Valley Eagle

Overview
- Service type: Inter-city rail
- Status: Discontinued
- Locale: Southwestern United States
- First service: 1948
- Last service: 1962
- Former operator(s): Missouri Pacific Railroad

Route
- Termini: Houston, Texas Brownsville, Texas second section to Corpus Christi, Texas
- Distance travelled: 371 miles (597 km) (Houston-Brownsville)
- Average journey time: Southbound: 8 hrs 55 min Northbound: 8 hrs 25 min (1960)
- Service frequency: Daily (1948–1962)
- Train number(s): Southbound: 321 Northbound: 322 (1960)

On-board services
- Seating arrangements: Reclining seat coach

Technical
- Rolling stock: Streamlined passenger cars
- Track gauge: 4 ft 8+1⁄2 in (1,435 mm)

= Valley Eagle =

The Valley Eagle was a named streamliner passenger train of the Missouri Pacific Railroad that began in 1948. It ran from Houston, Texas's Union Station to Brownsville, Texas at the Mexico–United States border and a second section to Corpus Christi. It first carried the numbers #11 south and #12 northbound and in later years carried the number of #321 south and #322 heading north.
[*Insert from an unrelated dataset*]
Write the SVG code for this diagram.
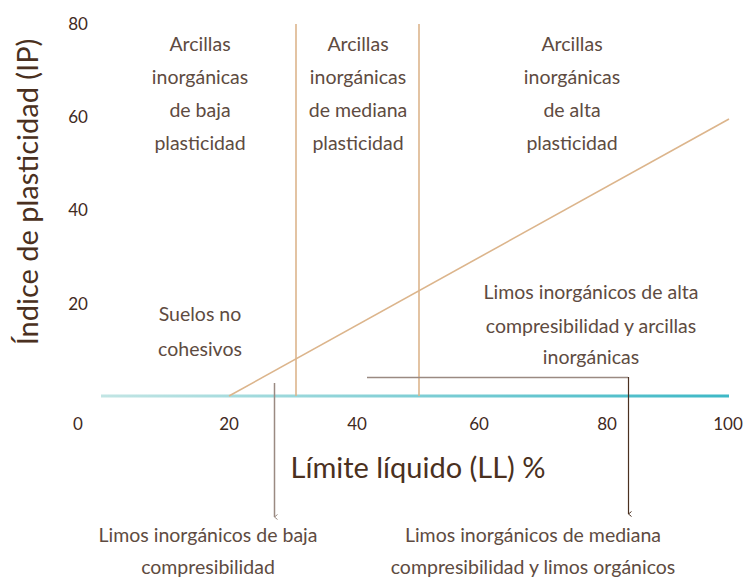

It made coordinated connections in Houston with trains from St. Louis (Texas Eagle #21/22), from Memphis (#201/202) and from New Orleans (Houstonian #309/310). The Valley Eagle had its final run in 1962.

==Night train counterpart==
The Missouri Pacific Railroad also operated the Pioneer, a night train counterpart that outlasted the Valley Eagle. After the Pioneer lost its sleeping car and its name, it continued to 1965 or 1966 as an unnamed night train on the route.